Por eso, cuando uno de los dos que quedan decide venir es algo así como "el sueño del pibe", que dirían en Argentina.
Y un día feliz para esta ciudad Paul McCartney aterriza en Quito.
Y es más mirarlo ahí, dueño del escenario, entre el humor y la nostalgia, entre la dicha y esa punzante conciencia de que todo lo bueno siempre dura menos de lo que quisiéramos. Inagotable. Bello. No importa si los altos nos tapan. Nos vamos hacia atrás. Y dice "A Long and Winding Road" como un derechazo directo al nudo de la garganta. Y dice "Blackbird" y no lo podemos creer. Y dice "Here today" (para su hermano John) y nos manda de un plumazo a algún paraíso cercano. Y dice cosas en castellano. Y se ha dado el trabajo de aprender palabritas ecuatorianas como "Achachay", "chévere" y "Una canción de yapa..." Y dice "Something" (como un guiño a su 'compadre' George) y saca el aire. Y dice "Hey Jude" y enloquecemos. Y sale al escenario. Y no se hace de rogar. Nada. Y bailamos. Y cantamos. Y somos felices con esa felicidad que solo las navidades en la infancia remota eran capaces de provocar tan limpiamente. Y flamea las banderas de su país y el nuestro en un gesto que convierte los recuerdos de la Tatcher en una pesadilla ya olvidada. Y dice "Yesterday" y todas nuestras penas de amor regresan vestidas de ángeles de la guarda, porque eso es la música, porque eso es, eso siempre fue su música: el ángel de la guarda del corazón, aunque no la podamos comprender muy bien.
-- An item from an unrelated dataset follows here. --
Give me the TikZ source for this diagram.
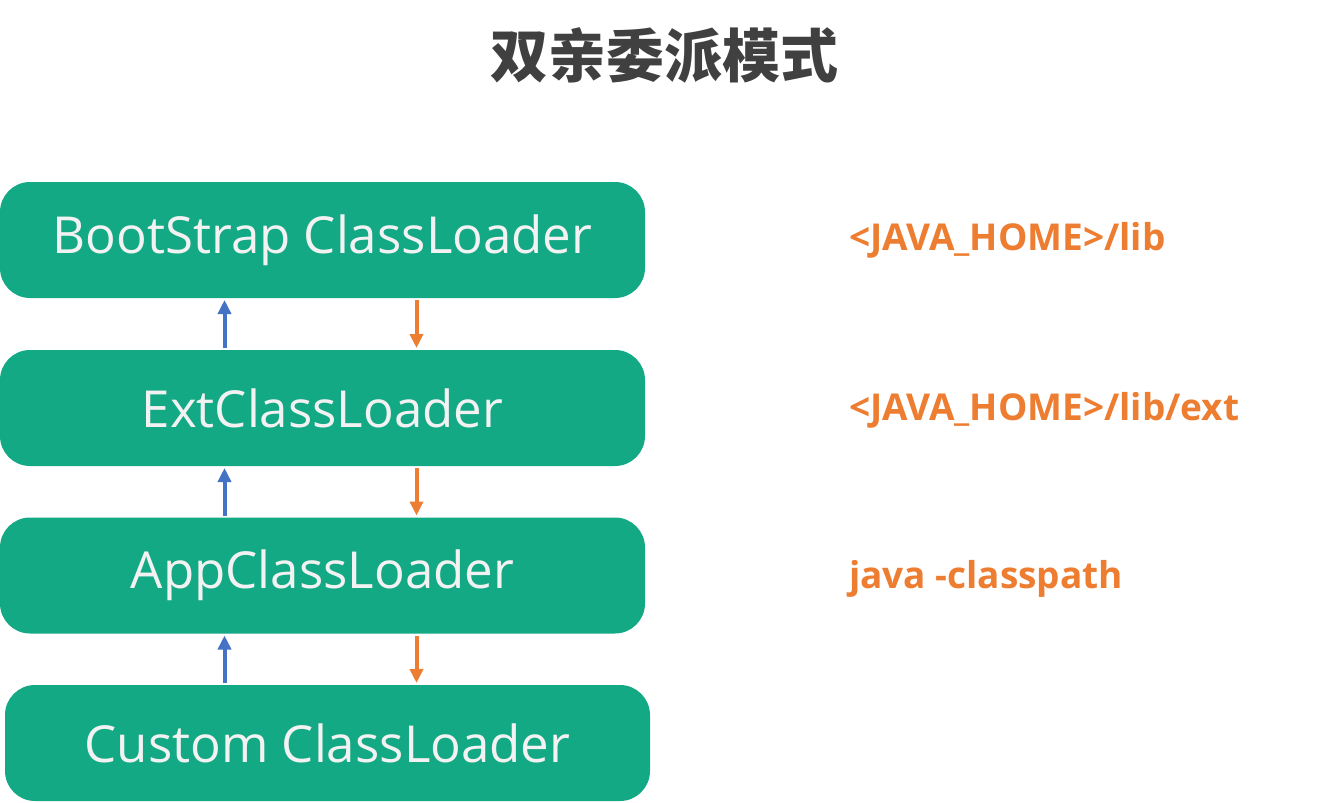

Alguna vez, en una entrevista muy bella, otro de esos genios que gracias a la vida existieron, Julio Cortázar, dijo que sus dioses estaban en la tierra. Él, que era otro de esos dioses, lo sabía muy bien. Y así es. Aterrizan en Quito cuando menos se espera. Tienen más de setenta años y brincotean como adolescentes en un escenario a 2800 metros de altura. No se cansan nunca. Regalan con su música y sus palabras de nuestro propio léxico un amor más allá de película romántica. Y si son mortales... casi no se nota.
3 comentarios:
¡¡¡Excelente!!!
Gracias por tu don de la palabra Lucre! gracias por ponerlo tan hermoso como lo compartimos.
Qué inmensa gratitud tienen tus palabras, nos has "dado diciendo" lo que muchos no podemos por nuestra limitación imaginaria con los versos, pero nos identificamos con tus resos. y así mismo fue.